No more playing in my face.
Since instead of going "Boy, I sure hope this absolute trainwreck of a man who has historically never had a healthy relationship in his lifetime will one day strike up the nerve to take me out!", it makes more sense to just go on a date with the people who actually hear me the first time for what I want and never forget it. Yknow, smart people who wouldn't put the person they want in a position to be lost.
Do you work on a junk car for years and years, toiling and sweating and wasting time and energy on it for it to finally run at a decent speed and finally drive around after ages and a massive sunk cost fallacy, or do you just get a nice new car that works off the bat instantly and immediately get on the road to where and what you want?
Right.
It's been nice, pleasant last two days. Easy as hell to move on when you can't be dickmatized anymore. Since last time was alright, but it wasn't "Overlooking the lack of mutual interests, failed plans, and lame contradictive behavior" levels of good. And I'm grateful for that!

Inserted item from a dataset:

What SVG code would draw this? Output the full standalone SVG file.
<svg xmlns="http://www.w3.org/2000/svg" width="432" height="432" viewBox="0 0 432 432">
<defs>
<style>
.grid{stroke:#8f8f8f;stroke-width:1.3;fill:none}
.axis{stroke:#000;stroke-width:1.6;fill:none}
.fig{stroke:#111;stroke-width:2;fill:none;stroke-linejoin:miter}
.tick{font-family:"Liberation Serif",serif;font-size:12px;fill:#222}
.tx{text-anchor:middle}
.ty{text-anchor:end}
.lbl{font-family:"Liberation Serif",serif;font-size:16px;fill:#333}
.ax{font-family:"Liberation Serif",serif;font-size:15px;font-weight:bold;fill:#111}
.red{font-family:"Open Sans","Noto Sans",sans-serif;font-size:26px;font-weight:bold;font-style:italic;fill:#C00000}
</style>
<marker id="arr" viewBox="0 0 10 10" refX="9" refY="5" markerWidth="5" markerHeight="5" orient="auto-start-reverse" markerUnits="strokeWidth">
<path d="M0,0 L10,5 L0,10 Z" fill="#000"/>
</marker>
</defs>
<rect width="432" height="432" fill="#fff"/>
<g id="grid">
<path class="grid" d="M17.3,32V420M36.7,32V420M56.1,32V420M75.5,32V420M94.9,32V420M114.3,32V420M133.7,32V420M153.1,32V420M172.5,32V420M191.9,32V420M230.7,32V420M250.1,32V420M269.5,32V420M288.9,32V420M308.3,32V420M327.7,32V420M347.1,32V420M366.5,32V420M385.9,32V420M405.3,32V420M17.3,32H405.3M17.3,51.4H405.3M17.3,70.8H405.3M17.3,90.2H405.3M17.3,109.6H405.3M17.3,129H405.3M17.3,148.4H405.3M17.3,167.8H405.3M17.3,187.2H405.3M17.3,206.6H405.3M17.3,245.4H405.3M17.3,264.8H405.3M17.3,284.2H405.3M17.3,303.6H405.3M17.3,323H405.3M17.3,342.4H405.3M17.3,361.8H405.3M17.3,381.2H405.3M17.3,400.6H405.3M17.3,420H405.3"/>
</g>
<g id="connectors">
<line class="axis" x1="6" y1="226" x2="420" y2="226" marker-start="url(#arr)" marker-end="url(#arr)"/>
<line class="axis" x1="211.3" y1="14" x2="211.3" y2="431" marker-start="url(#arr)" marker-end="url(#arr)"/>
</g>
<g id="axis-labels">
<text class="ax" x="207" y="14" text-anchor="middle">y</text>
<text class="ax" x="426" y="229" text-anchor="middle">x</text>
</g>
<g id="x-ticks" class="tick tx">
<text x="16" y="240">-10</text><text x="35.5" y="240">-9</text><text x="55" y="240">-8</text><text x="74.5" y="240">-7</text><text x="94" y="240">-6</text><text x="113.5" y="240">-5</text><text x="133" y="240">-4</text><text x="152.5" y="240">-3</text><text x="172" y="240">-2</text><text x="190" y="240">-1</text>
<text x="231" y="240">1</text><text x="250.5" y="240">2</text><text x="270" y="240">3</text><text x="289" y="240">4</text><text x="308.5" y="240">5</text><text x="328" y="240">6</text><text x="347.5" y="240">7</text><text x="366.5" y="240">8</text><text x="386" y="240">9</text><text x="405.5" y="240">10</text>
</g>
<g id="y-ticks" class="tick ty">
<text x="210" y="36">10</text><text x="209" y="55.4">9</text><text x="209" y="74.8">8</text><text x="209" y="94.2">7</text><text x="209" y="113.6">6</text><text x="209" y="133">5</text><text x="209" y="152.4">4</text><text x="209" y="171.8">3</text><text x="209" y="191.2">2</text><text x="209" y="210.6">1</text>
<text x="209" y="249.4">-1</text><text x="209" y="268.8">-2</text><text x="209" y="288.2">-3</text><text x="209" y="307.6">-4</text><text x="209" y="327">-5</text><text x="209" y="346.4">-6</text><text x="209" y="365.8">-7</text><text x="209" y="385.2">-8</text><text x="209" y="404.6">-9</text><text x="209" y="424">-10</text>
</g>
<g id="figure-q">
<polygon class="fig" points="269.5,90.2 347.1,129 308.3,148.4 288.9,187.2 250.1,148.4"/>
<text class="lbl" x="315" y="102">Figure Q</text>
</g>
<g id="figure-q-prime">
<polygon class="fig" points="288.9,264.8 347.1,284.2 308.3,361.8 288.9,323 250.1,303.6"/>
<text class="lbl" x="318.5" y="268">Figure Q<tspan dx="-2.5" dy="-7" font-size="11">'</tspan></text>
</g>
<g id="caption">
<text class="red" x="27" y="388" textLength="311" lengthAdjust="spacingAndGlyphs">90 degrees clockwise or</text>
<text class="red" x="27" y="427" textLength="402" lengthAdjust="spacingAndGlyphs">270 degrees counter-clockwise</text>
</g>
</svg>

Like, yeah. There was the comedy show meetup, where all he had to do was show up. He didn't. He bit off more than he could chew, watched porn, had a relapse then cancelled things without planning anything else. Then oh lookie, sadness. Then the last meetup, where all he had to do was help me clean my room, say I looked nice, and actually bother to engage with me. Didn't do that, either. Nope.
Have I gotten anything to impress me to work with? Nope. Since like, no offense, but if I were a man and I had me, I'd be doing The Most. Hell, I already do the most *as* me! I'm fine as shit my boy. Way too sexy. Throat goat, gets wet from GIVING head alone, nice ass, slim waist, unique eyes, plump lips, and big ass rip-roarin' hootin and hollerin mommy milker tiddies that sit up nice and jiggly! SHELF tiddies! Why, as a woman, do you have SHELF titties and a waist THAT small, like a bitch from the 1950s, and you're...... asking a man five years your senior..... for the bare minimum?

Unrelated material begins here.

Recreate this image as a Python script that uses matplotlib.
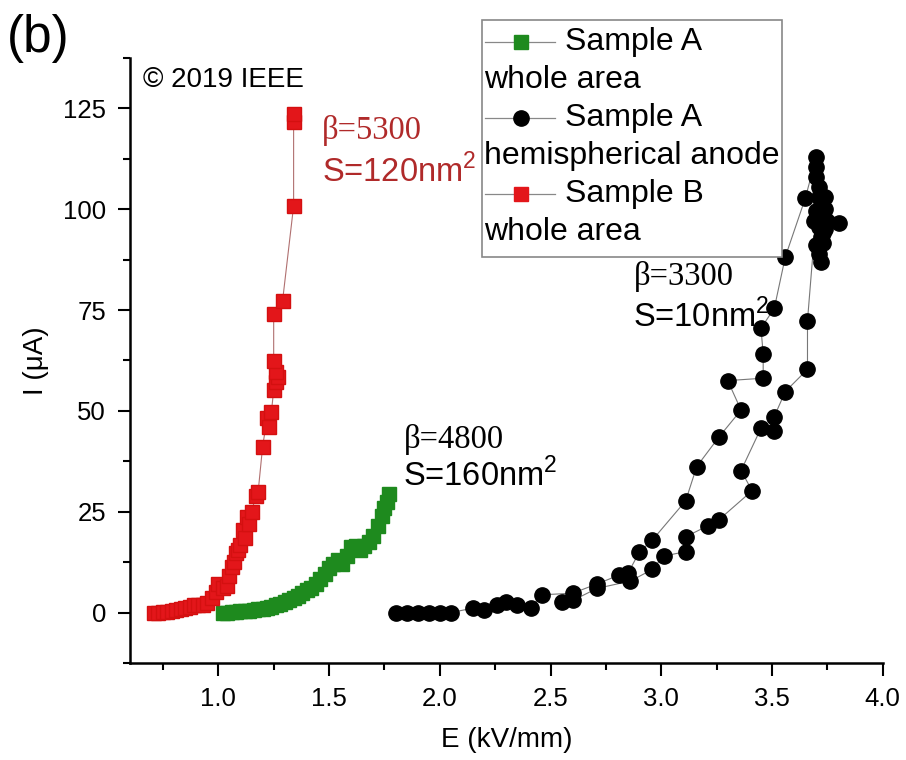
import matplotlib
matplotlib.use("Agg")
import matplotlib.pyplot as plt
from matplotlib.lines import Line2D
from matplotlib.patches import Rectangle
from matplotlib.ticker import MultipleLocator, FormatStrFormatter

plt.rcParams['font.family'] = ['Liberation Sans', 'DejaVu Sans']
plt.rcParams['mathtext.fontset'] = 'custom'
plt.rcParams['mathtext.rm'] = 'Liberation Sans'

# --- data ---
# Sample B, whole area (red squares)
red_E = [0.71, 0.73, 0.75, 0.77, 0.79, 0.81, 0.83, 0.85, 0.87, 0.89, 0.91, 0.93, 0.95, 0.97,
         0.99, 1.00, 1.02, 1.04, 1.05, 1.06, 1.07, 1.08, 1.09, 1.10, 1.11, 1.12, 1.13, 1.14,
         1.15, 1.17, 1.18, 1.20, 1.22, 1.23, 1.24, 1.25, 1.26, 1.27, 1.26, 1.25, 1.25, 1.29,
         1.34, 1.34, 1.34]
red_I = [0.0, 0.0, 0.1, 0.2, 0.4, 0.6, 0.8, 1.2, 1.5, 1.8, 2.0, 2.0, 2.4, 3.5,
         5.0, 7.0, 6.0, 6.5, 9.0, 11.4, 12.5, 14.8, 15.5, 16.8, 20.5, 18.5, 23.8, 22.0,
         25.0, 29.0, 30.0, 41.1, 48.2, 46.0, 49.8, 55.2, 57.2, 58.4, 59.7, 62.4, 74.0, 77.2,
         100.8, 121.5, 123.5]

# Sample A, whole area (green squares)
green_E = [1.02, 1.04, 1.06, 1.08, 1.10, 1.12, 1.14, 1.16, 1.18, 1.20, 1.22, 1.24, 1.26, 1.28,
           1.30, 1.32, 1.34, 1.36, 1.38, 1.40, 1.42, 1.44, 1.46, 1.48, 1.50, 1.52, 1.54, 1.56,
           1.58, 1.60, 1.62, 1.64, 1.66, 1.68, 1.70, 1.72, 1.74, 1.75, 1.76, 1.77]
green_I = [0.0, 0.0, 0.1, 0.2, 0.3, 0.4, 0.5, 0.6, 0.8, 1.0, 1.2, 1.4, 1.8, 2.2,
           2.6, 3.1, 3.6, 4.2, 4.8, 5.5, 6.2, 7.2, 8.2, 9.5, 11.0, 12.0, 13.0, 12.0,
           14.0, 16.3, 16.5, 15.5, 16.5, 17.5, 19.0, 21.5, 24.0, 26.0, 27.5, 29.5]

# Sample A, hemispherical anode (black circles): up sweep, top cluster, down sweep
black_E = [1.80, 1.85, 1.90, 1.95, 2.00, 2.05, 2.15, 2.20, 2.26, 2.30, 2.35, 2.41,
           2.46, 2.60, 2.71, 2.81, 2.85, 2.90, 2.96, 3.11, 3.16, 3.26, 3.36, 3.30,
           3.46, 3.46, 3.45, 3.51, 3.56, 3.65,
           3.70, 3.70, 3.70, 3.71, 3.71, 3.72, 3.69, 3.74, 3.73, 3.75, 3.80, 3.74,
           3.72, 3.70, 3.71, 3.72, 3.74, 3.73, 3.72, 3.71, 3.73, 3.70,
           3.66, 3.66, 3.56, 3.51, 3.51, 3.45, 3.36, 3.41, 3.26, 3.21, 3.11, 3.11,
           3.01, 2.96, 2.86, 2.71, 2.60, 2.55]
black_I = [0.0, 0.0, 0.0, 0.0, 0.0, 0.0, 1.1, 0.7, 1.9, 2.5, 1.9, 1.1,
           4.4, 4.8, 7.1, 9.3, 9.8, 14.9, 18.0, 27.7, 36.2, 43.5, 50.2, 57.5,
           58.1, 64.1, 70.5, 75.4, 88.2, 102.7,
           113.0, 110.5, 108.0, 105.5, 103.0, 101.0, 97.0, 103.0, 99.0, 97.0, 96.6, 95.0,
           93.0, 91.0, 89.0, 87.0, 100.0, 94.0, 98.0, 95.5, 91.5, 99.5,
           72.4, 60.3, 54.8, 48.6, 44.9, 45.7, 35.2, 30.2, 23.0, 21.5, 18.8, 15.1,
           14.0, 10.7, 7.8, 6.0, 3.0, 2.7]

x_ticks = [1.0, 1.5, 2.0, 2.5, 3.0, 3.5, 4.0]
y_ticks = [0, 25, 50, 75, 100, 125]

RED = '#e3161a'
GREEN = '#1e8a1e'
TXT_RED = '#b02a2a'

W, H = 906, 760


def fx(px):
    return px / W


def fy(py):
    return 1 - py / H


fig = plt.figure(figsize=(W / 100, H / 100), dpi=100)
ax = fig.add_axes([fx(129.7), fy(663), 753.1 / W, 605.1 / H])

ax.plot(green_E, green_I, color='#6f9a6f', lw=0.8, marker='s', ms=9.5,
        mfc=GREEN, mec=GREEN, zorder=3)
ax.plot(red_E, red_I, color='#b07070', lw=0.8, marker='s', ms=9.5,
        mfc=RED, mec='#d41010', zorder=4)
ax.plot(black_E, black_I, color='#777777', lw=0.8, marker='o', ms=11,
        mfc='black', mec='black', zorder=5)

ax.set_xlim(0.6, 4.0)
ax.set_ylim(-12.5, 137.5)
ax.set_xticks(x_ticks)
ax.set_yticks(y_ticks)
ax.xaxis.set_minor_locator(MultipleLocator(0.25))
ax.yaxis.set_minor_locator(MultipleLocator(12.5))
ax.xaxis.set_major_formatter(FormatStrFormatter('%.1f'))
ax.tick_params(which='major', direction='out', length=9, width=1.5, labelsize=18.5, pad=8)
ax.tick_params(which='minor', direction='out', length=5, width=1.5)
for side in ['top', 'right']:
    ax.spines[side].set_visible(False)
for side in ['left', 'bottom']:
    ax.spines[side].set_linewidth(1.8)

ax.set_xlabel('E (kV/mm)', fontsize=20, labelpad=12)
ax.set_ylabel('I (μA)', fontsize=20, labelpad=10)

# annotations
ax.text(1.467, 119.5, 'β=5300', family='Liberation Serif', fontsize=23.5,
        color=TXT_RED, va='center')
ax.text(1.467, 109.3, 'S=120nm$^{2}$', fontsize=23.5, color=TXT_RED, va='center')
ax.text(1.836, 42.8, 'β=4800', family='Liberation Serif', fontsize=23.5, va='center')
ax.text(1.836, 34.1, 'S=160nm$^{2}$', fontsize=23.5, va='center')
ax.text(2.874, 83.3, 'β=3300', family='Liberation Serif', fontsize=23.5, va='center')
ax.text(2.874, 73.4, 'S=10nm$^{2}$', fontsize=23.5, va='center')

ax.text(0.018, 0.963, '© 2019 IEEE', transform=ax.transAxes, fontsize=20, va='center')
fig.text(0.008, 0.982, '(b)', fontsize=37, va='top')

# legend drawn by hand (two-line labels start under the handle)
fig.add_artist(Rectangle((fx(481.7), fy(256.7)), fx(781.7) - fx(481.7), fy(20) - fy(256.7),
                         transform=fig.transFigure, fill=True, facecolor='white',
                         edgecolor='#888888', lw=1.2, zorder=6))
entries = [
    (42, 's', GREEN, 9.5, 'Sample A', 'whole area'),
    (118, 'o', 'black', 11, 'Sample A', 'hemispherical anode'),
    (194, 's', RED, 9.5, 'Sample B', 'whole area'),
]
for py, mk, col, ms, first, second in entries:
    fig.add_artist(Line2D([fx(485), fx(555)], [fy(py), fy(py)], transform=fig.transFigure,
                          color='#888888', lw=0.9, zorder=7))
    fig.add_artist(Line2D([fx(521)], [fy(py)], transform=fig.transFigure, marker=mk,
                          ms=ms, mfc=col, mec=col, ls='none', zorder=8))
    fig.text(fx(565), fy(py), first, fontsize=23, va='center', zorder=8)
    fig.text(fx(484), fy(py + 38), second, fontsize=23, va='center', zorder=8)

fig.savefig('out.png', dpi=100)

I have half a mind to throw a shoe at him for even remotely having me get out of character over him.
Like, even just writing that about myself makes me want to pamper myself! Makes me wanna dress myself in that nice ass silk lingerie I've got, treat myself, get myself lingerie and roses and surprise myself. Buy myself rings and fancy scented lotions, get my hair done in that way I like. I deserve it! I do!
I'll be doing fine. I'm gonna go shower and get all luxurious for myself in a second, and probably do some errands around the house that I know future me would appreciate me doing, even though I tend to have executive dysfunction in the past. But as of now? Feeling good!